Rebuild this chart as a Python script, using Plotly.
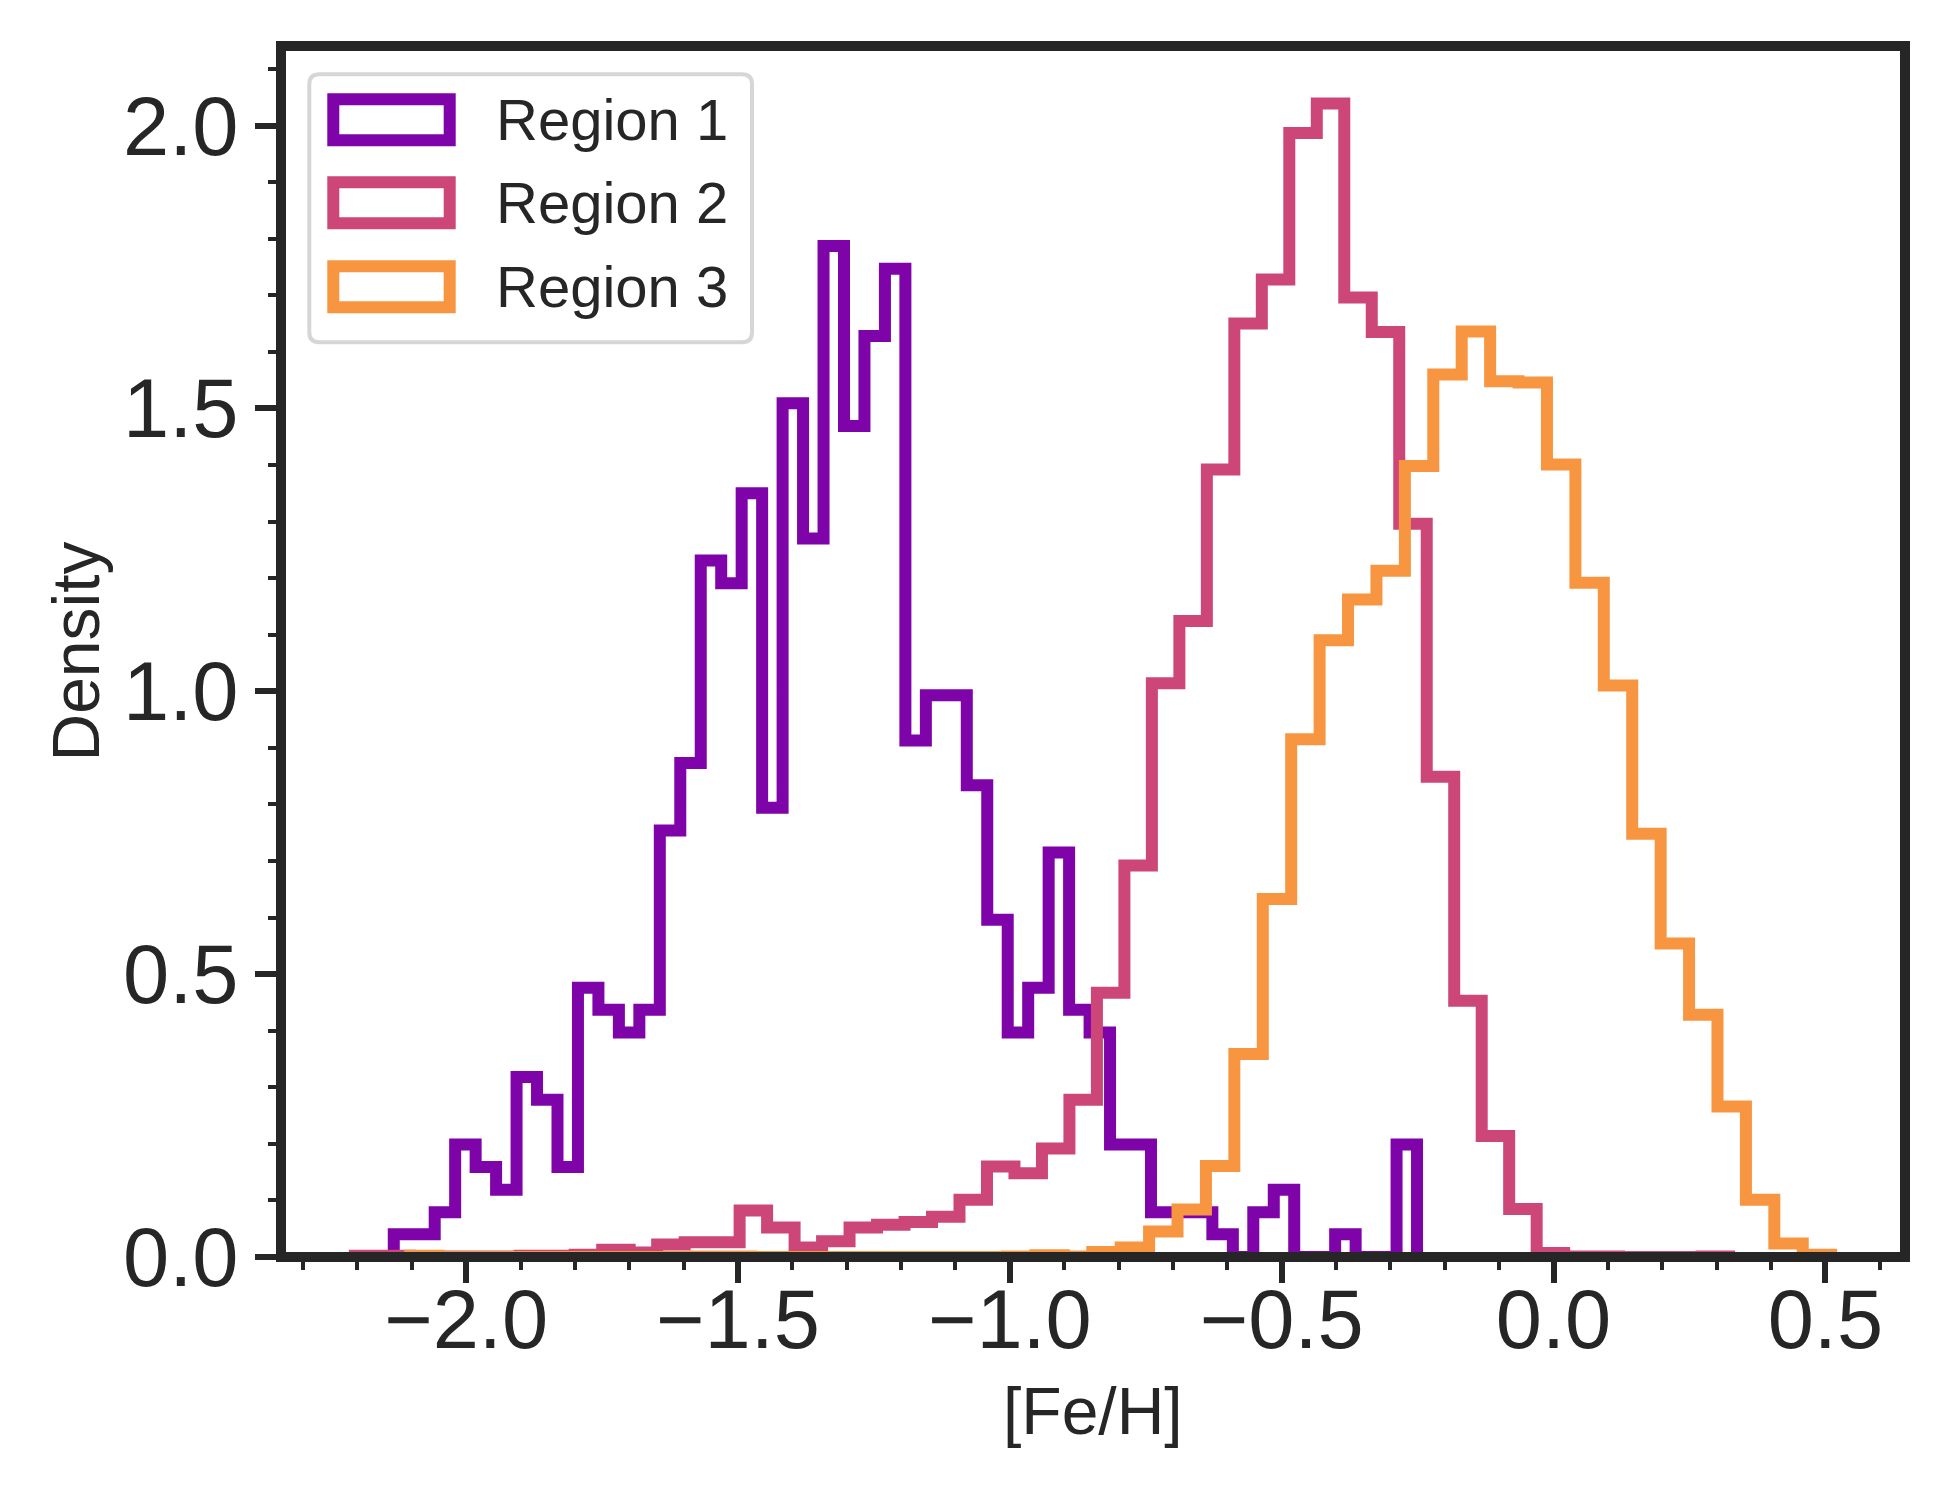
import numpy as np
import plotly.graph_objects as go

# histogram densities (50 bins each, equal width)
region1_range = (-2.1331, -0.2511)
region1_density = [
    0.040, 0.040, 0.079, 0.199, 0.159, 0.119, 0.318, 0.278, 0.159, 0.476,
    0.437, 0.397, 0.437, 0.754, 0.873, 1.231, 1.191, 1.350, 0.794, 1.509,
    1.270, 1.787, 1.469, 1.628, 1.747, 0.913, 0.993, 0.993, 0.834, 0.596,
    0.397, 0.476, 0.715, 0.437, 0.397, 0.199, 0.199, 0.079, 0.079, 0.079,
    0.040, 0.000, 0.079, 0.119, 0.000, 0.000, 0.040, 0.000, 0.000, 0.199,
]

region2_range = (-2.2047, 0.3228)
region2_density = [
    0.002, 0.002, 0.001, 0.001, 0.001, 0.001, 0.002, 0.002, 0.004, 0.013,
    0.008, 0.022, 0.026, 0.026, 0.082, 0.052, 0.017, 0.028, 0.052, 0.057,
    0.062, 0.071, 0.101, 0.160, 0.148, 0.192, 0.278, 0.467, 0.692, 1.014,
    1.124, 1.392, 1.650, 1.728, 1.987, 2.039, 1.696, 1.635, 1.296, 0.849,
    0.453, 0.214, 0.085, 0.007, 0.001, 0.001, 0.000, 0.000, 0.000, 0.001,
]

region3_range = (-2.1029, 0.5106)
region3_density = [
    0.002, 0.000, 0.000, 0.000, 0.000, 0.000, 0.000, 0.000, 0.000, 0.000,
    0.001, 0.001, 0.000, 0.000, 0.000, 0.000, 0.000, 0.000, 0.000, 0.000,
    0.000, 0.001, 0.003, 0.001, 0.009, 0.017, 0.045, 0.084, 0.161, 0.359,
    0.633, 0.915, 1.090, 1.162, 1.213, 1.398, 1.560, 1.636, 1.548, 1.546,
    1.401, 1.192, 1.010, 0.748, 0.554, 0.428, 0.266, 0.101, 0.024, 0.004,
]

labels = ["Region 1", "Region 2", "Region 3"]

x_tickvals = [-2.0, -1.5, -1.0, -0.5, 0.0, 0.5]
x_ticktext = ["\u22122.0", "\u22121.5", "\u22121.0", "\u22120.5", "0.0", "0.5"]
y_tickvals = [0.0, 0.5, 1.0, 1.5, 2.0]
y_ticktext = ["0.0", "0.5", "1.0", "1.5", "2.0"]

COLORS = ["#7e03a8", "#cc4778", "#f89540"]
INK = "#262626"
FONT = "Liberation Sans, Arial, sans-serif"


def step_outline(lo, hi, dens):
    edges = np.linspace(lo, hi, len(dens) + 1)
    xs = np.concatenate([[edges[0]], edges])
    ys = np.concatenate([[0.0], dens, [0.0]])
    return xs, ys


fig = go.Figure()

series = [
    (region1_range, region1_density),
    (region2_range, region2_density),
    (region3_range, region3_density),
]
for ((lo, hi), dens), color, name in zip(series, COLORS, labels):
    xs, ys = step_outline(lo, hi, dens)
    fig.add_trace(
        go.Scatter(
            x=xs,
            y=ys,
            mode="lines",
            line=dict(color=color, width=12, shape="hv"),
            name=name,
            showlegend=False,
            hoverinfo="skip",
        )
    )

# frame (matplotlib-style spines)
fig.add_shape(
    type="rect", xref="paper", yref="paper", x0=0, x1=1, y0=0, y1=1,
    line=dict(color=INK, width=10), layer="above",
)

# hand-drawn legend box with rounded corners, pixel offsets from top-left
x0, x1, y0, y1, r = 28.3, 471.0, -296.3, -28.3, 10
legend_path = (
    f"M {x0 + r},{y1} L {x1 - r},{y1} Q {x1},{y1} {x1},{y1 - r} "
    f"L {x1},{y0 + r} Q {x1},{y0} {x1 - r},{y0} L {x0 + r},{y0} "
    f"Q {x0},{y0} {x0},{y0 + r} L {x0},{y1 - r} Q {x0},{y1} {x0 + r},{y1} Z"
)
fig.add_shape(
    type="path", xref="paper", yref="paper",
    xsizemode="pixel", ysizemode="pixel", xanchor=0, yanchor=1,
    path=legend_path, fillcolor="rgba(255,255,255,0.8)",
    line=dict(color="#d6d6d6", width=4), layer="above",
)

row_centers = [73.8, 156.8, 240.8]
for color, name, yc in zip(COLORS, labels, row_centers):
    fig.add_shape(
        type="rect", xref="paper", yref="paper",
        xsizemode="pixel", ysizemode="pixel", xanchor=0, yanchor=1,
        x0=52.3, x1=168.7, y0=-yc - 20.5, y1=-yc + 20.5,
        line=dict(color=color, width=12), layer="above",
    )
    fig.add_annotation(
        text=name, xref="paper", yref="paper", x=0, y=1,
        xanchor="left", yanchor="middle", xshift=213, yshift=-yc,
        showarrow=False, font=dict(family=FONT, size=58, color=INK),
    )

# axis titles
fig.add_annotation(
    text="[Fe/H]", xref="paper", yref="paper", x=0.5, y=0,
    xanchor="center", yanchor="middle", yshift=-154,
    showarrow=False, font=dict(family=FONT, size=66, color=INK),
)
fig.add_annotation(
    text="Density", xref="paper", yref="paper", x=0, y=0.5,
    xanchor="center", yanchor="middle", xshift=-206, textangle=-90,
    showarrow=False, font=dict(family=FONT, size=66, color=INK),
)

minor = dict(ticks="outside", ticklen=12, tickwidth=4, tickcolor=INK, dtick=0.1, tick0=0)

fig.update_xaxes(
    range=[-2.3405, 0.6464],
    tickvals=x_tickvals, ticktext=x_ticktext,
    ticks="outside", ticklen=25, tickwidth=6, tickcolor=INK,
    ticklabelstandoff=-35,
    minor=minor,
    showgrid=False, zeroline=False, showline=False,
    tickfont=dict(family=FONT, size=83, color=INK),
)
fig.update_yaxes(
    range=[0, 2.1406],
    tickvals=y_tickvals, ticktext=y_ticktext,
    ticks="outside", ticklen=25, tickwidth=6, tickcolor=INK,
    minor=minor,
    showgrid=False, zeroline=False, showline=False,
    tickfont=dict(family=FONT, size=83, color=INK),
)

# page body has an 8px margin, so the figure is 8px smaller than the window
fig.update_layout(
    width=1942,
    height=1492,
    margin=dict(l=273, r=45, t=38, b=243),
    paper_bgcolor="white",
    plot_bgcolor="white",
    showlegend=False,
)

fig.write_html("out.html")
★ ★ ★ ★ ★
## Exercise
Write out the material above again, word for word, minus its pictures.

## Exercise response
Rebuild this chart as a Python script, using Plotly.
import numpy as np
import plotly.graph_objects as go

# histogram densities (50 bins each, equal width)
region1_range = (-2.1331, -0.2511)
region1_density = [
    0.040, 0.040, 0.079, 0.199, 0.159, 0.119, 0.318, 0.278, 0.159, 0.476,
    0.437, 0.397, 0.437, 0.754, 0.873, 1.231, 1.191, 1.350, 0.794, 1.509,
    1.270, 1.787, 1.469, 1.628, 1.747, 0.913, 0.993, 0.993, 0.834, 0.596,
    0.397, 0.476, 0.715, 0.437, 0.397, 0.199, 0.199, 0.079, 0.079, 0.079,
    0.040, 0.000, 0.079, 0.119, 0.000, 0.000, 0.040, 0.000, 0.000, 0.199,
]

region2_range = (-2.2047, 0.3228)
region2_density = [
    0.002, 0.002, 0.001, 0.001, 0.001, 0.001, 0.002, 0.002, 0.004, 0.013,
    0.008, 0.022, 0.026, 0.026, 0.082, 0.052, 0.017, 0.028, 0.052, 0.057,
    0.062, 0.071, 0.101, 0.160, 0.148, 0.192, 0.278, 0.467, 0.692, 1.014,
    1.124, 1.392, 1.650, 1.728, 1.987, 2.039, 1.696, 1.635, 1.296, 0.849,
    0.453, 0.214, 0.085, 0.007, 0.001, 0.001, 0.000, 0.000, 0.000, 0.001,
]

region3_range = (-2.1029, 0.5106)
region3_density = [
    0.002, 0.000, 0.000, 0.000, 0.000, 0.000, 0.000, 0.000, 0.000, 0.000,
    0.001, 0.001, 0.000, 0.000, 0.000, 0.000, 0.000, 0.000, 0.000, 0.000,
    0.000, 0.001, 0.003, 0.001, 0.009, 0.017, 0.045, 0.084, 0.161, 0.359,
    0.633, 0.915, 1.090, 1.162, 1.213, 1.398, 1.560, 1.636, 1.548, 1.546,
    1.401, 1.192, 1.010, 0.748, 0.554, 0.428, 0.266, 0.101, 0.024, 0.004,
]

labels = ["Region 1", "Region 2", "Region 3"]

x_tickvals = [-2.0, -1.5, -1.0, -0.5, 0.0, 0.5]
x_ticktext = ["\u22122.0", "\u22121.5", "\u22121.0", "\u22120.5", "0.0", "0.5"]
y_tickvals = [0.0, 0.5, 1.0, 1.5, 2.0]
y_ticktext = ["0.0", "0.5", "1.0", "1.5", "2.0"]

COLORS = ["#7e03a8", "#cc4778", "#f89540"]
INK = "#262626"
FONT = "Liberation Sans, Arial, sans-serif"


def step_outline(lo, hi, dens):
    edges = np.linspace(lo, hi, len(dens) + 1)
    xs = np.concatenate([[edges[0]], edges])
    ys = np.concatenate([[0.0], dens, [0.0]])
    return xs, ys


fig = go.Figure()

series = [
    (region1_range, region1_density),
    (region2_range, region2_density),
    (region3_range, region3_density),
]
for ((lo, hi), dens), color, name in zip(series, COLORS, labels):
    xs, ys = step_outline(lo, hi, dens)
    fig.add_trace(
        go.Scatter(
            x=xs,
            y=ys,
            mode="lines",
            line=dict(color=color, width=12, shape="hv"),
            name=name,
            showlegend=False,
            hoverinfo="skip",
        )
    )

# frame (matplotlib-style spines)
fig.add_shape(
    type="rect", xref="paper", yref="paper", x0=0, x1=1, y0=0, y1=1,
    line=dict(color=INK, width=10), layer="above",
)

# hand-drawn legend box with rounded corners, pixel offsets from top-left
x0, x1, y0, y1, r = 28.3, 471.0, -296.3, -28.3, 10
legend_path = (
    f"M {x0 + r},{y1} L {x1 - r},{y1} Q {x1},{y1} {x1},{y1 - r} "
    f"L {x1},{y0 + r} Q {x1},{y0} {x1 - r},{y0} L {x0 + r},{y0} "
    f"Q {x0},{y0} {x0},{y0 + r} L {x0},{y1 - r} Q {x0},{y1} {x0 + r},{y1} Z"
)
fig.add_shape(
    type="path", xref="paper", yref="paper",
    xsizemode="pixel", ysizemode="pixel", xanchor=0, yanchor=1,
    path=legend_path, fillcolor="rgba(255,255,255,0.8)",
    line=dict(color="#d6d6d6", width=4), layer="above",
)

row_centers = [73.8, 156.8, 240.8]
for color, name, yc in zip(COLORS, labels, row_centers):
    fig.add_shape(
        type="rect", xref="paper", yref="paper",
        xsizemode="pixel", ysizemode="pixel", xanchor=0, yanchor=1,
        x0=52.3, x1=168.7, y0=-yc - 20.5, y1=-yc + 20.5,
        line=dict(color=color, width=12), layer="above",
    )
    fig.add_annotation(
        text=name, xref="paper", yref="paper", x=0, y=1,
        xanchor="left", yanchor="middle", xshift=213, yshift=-yc,
        showarrow=False, font=dict(family=FONT, size=58, color=INK),
    )

# axis titles
fig.add_annotation(
    text="[Fe/H]", xref="paper", yref="paper", x=0.5, y=0,
    xanchor="center", yanchor="middle", yshift=-154,
    showarrow=False, font=dict(family=FONT, size=66, color=INK),
)
fig.add_annotation(
    text="Density", xref="paper", yref="paper", x=0, y=0.5,
    xanchor="center", yanchor="middle", xshift=-206, textangle=-90,
    showarrow=False, font=dict(family=FONT, size=66, color=INK),
)

minor = dict(ticks="outside", ticklen=12, tickwidth=4, tickcolor=INK, dtick=0.1, tick0=0)

fig.update_xaxes(
    range=[-2.3405, 0.6464],
    tickvals=x_tickvals, ticktext=x_ticktext,
    ticks="outside", ticklen=25, tickwidth=6, tickcolor=INK,
    ticklabelstandoff=-35,
    minor=minor,
    showgrid=False, zeroline=False, showline=False,
    tickfont=dict(family=FONT, size=83, color=INK),
)
fig.update_yaxes(
    range=[0, 2.1406],
    tickvals=y_tickvals, ticktext=y_ticktext,
    ticks="outside", ticklen=25, tickwidth=6, tickcolor=INK,
    minor=minor,
    showgrid=False, zeroline=False, showline=False,
    tickfont=dict(family=FONT, size=83, color=INK),
)

# page body has an 8px margin, so the figure is 8px smaller than the window
fig.update_layout(
    width=1942,
    height=1492,
    margin=dict(l=273, r=45, t=38, b=243),
    paper_bgcolor="white",
    plot_bgcolor="white",
    showlegend=False,
)

fig.write_html("out.html")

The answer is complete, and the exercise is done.